Allerdings werden sich die Beschäftigten bei der Durchsetzung ihrer Tarifforderungen auf besondere Schwierigkeiten einstellen müssen. Denn das Letzte, woran sowohl die Bundesregierung als auch die kommunalen Arbeitgeber derzeit denken, ist, die Ausgaben im öffentlichen Dienst zu erhöhen. Stattdessen werden an allen Ecken und Enden die Ausgaben für Wirtschaftssubventionen und Aufrüstung in die Höhe geschraubt, um die Dividenden und Interessen deutscher Unternehmen und Konzerne zu schützen. Das steht allerdings im Widerspruch zur Erhöhung der Ausgaben im öffentlichen Dienst und damit zu den Forderungen der Beschäftigten. Denn in den vergangenen Jahren, wurde unter anderem im sozialen Bereich gekürzt, um die Mehrausgaben für Wirtschaft und Militär möglich zu machen. Im Bundeshaushalt 2024 wurden allein im Gesundheitsbudget ein Drittel der Finanzmittel gestrichen, während der Verteidigungsetat stieg.

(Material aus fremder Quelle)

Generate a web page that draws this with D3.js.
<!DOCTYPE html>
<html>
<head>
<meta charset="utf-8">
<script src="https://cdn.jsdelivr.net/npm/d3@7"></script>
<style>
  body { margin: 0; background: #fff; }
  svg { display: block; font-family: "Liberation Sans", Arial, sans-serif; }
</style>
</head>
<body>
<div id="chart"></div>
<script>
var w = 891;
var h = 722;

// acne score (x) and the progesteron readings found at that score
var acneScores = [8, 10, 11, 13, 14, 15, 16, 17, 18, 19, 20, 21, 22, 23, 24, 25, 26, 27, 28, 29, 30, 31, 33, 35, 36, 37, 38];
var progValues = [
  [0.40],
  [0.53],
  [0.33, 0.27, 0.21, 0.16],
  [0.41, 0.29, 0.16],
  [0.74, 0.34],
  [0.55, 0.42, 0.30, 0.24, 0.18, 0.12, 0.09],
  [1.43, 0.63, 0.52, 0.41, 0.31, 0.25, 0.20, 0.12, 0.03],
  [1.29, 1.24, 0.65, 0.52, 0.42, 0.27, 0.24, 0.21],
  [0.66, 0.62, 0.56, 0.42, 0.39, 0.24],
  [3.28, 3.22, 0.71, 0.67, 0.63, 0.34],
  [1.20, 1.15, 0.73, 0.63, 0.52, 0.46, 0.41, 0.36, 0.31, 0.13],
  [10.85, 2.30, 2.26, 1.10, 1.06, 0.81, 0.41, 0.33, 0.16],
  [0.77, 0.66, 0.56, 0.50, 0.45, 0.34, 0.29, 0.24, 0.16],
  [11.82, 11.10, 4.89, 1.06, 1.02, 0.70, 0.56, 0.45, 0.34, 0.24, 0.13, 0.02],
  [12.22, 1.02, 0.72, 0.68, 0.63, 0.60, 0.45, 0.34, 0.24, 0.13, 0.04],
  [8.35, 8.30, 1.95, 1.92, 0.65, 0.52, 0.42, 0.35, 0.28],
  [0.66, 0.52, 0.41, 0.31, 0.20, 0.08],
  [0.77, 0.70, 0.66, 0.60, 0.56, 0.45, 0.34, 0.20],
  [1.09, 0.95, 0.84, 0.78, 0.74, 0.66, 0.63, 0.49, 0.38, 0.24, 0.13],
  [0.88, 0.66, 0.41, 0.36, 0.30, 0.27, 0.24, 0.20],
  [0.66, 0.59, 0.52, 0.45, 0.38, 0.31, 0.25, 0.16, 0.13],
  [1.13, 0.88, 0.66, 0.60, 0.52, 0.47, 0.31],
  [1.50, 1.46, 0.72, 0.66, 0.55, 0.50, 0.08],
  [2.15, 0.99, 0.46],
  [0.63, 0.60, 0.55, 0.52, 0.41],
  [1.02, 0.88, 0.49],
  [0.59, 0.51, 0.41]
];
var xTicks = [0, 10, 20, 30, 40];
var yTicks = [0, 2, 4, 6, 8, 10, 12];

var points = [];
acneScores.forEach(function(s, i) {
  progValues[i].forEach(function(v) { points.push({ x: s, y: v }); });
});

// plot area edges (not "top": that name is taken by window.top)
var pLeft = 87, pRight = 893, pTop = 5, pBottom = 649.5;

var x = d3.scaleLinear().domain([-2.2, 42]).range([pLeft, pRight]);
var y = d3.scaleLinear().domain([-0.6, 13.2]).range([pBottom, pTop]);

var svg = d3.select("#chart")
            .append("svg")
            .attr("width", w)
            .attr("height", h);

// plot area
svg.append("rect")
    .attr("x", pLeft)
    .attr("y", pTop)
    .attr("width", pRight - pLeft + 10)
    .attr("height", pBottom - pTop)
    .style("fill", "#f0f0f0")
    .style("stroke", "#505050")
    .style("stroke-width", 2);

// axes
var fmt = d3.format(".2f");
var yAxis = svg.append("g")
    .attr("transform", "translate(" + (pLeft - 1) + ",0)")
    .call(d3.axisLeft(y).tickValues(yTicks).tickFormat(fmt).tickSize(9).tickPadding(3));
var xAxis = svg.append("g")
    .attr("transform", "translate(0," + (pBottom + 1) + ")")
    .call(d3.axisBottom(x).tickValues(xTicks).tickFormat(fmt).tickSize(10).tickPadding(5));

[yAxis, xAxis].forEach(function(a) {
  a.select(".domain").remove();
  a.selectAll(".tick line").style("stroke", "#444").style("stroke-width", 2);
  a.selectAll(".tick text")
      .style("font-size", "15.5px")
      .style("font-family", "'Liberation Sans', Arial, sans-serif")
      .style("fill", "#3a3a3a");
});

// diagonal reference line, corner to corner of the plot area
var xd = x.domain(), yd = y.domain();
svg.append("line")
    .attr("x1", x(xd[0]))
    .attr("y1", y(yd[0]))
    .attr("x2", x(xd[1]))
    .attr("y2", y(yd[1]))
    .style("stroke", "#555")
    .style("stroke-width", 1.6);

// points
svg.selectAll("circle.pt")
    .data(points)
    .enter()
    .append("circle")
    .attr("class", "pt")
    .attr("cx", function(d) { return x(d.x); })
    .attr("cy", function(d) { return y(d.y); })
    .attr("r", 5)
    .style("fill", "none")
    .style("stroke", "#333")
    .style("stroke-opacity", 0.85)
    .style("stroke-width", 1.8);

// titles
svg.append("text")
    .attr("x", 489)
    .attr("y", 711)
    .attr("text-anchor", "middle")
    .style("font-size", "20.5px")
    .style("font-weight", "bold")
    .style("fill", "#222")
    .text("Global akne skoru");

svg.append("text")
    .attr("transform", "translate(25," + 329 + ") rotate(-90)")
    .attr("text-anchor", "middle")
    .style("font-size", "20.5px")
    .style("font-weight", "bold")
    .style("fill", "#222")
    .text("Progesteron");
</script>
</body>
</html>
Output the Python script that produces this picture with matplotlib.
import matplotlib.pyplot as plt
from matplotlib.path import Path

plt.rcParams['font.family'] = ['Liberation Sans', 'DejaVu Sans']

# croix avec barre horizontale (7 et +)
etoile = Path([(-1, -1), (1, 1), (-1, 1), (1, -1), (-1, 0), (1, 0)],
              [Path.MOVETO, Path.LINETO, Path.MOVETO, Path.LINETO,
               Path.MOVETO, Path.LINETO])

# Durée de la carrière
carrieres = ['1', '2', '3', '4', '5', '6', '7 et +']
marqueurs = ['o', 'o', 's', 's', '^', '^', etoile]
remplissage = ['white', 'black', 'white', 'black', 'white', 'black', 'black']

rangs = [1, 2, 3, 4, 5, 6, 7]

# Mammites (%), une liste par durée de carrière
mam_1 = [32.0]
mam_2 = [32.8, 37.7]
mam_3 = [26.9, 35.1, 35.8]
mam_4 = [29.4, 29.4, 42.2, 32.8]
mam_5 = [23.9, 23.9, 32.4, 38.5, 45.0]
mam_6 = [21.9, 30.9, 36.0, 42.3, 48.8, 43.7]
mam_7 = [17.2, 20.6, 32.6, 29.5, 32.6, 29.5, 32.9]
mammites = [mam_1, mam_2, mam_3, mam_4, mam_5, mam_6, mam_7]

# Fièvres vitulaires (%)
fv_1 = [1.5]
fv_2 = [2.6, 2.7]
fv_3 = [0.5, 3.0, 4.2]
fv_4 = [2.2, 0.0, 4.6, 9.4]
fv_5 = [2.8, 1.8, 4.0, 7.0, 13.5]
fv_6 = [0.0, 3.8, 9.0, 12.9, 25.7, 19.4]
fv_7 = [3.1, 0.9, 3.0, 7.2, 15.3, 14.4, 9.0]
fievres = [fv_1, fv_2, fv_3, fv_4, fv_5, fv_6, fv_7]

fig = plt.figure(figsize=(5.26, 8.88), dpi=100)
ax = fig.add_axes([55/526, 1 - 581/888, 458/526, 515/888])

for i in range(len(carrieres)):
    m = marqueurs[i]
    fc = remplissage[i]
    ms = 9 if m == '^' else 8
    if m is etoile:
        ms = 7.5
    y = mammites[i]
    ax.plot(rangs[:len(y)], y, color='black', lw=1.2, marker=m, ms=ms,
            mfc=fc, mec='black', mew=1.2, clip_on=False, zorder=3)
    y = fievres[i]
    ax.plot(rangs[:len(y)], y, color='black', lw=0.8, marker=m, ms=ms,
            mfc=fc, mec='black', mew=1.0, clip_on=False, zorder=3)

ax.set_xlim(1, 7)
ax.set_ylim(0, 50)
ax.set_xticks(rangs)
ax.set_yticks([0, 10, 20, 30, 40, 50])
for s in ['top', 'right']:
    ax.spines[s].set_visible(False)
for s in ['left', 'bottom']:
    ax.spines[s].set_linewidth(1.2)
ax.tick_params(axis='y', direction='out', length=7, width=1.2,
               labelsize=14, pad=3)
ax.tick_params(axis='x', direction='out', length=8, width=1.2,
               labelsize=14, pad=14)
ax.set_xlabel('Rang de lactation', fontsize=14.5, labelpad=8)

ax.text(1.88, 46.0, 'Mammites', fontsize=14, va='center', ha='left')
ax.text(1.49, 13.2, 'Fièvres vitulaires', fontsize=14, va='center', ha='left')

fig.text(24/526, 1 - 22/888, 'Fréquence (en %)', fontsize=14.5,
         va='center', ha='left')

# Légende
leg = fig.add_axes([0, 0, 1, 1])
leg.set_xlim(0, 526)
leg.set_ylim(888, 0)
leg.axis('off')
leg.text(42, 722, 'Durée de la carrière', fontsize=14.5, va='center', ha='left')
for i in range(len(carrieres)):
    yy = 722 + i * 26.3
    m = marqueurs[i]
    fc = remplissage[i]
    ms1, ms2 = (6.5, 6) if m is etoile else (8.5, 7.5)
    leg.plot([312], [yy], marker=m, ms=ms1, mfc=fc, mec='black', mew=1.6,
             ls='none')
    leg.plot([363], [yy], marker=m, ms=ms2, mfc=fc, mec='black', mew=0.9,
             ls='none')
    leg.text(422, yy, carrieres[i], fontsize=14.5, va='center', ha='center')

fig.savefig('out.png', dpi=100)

Auch wenn sich die Politiker, die den Beschäftigten in der Tarifrunde im öffentlichen Dienst am Verhandlungstisch gegenübersitzen, gerne als große Staatsmänner und Weichensteller inszenieren, sind es in Wahrheit ganz Besonders die Arbeiter im öffentlichen Dienst, die das öffentliche Leben, die Infrastruktur und die grundlegende Versorgung in Deutschland sicherstellen und am Leben halten. Umso absurder, dass in den Parlamenten zwar Diätenerhöhung nach Diätenerhöhung verabschiedet wird, für die dringenden Lohnerhöhungen und Entlastungsmaßnahmen der Arbeiter allerdings kein müder Cent übrig sein soll.
Wollen die Beschäftigten des öffentlichen Dienstes also für die volle Durchsetzung ihrer Forderungen und damit für die längst überfälligen Verbesserung ihrer prekären Arbeitsbedingungen kämpfen, dann muss sich ihr Kampf gleichzeitig gegen den Militarismus und die Kapitalpolitik der aktuellen, sowie einer kommenden Bundesregierung richten.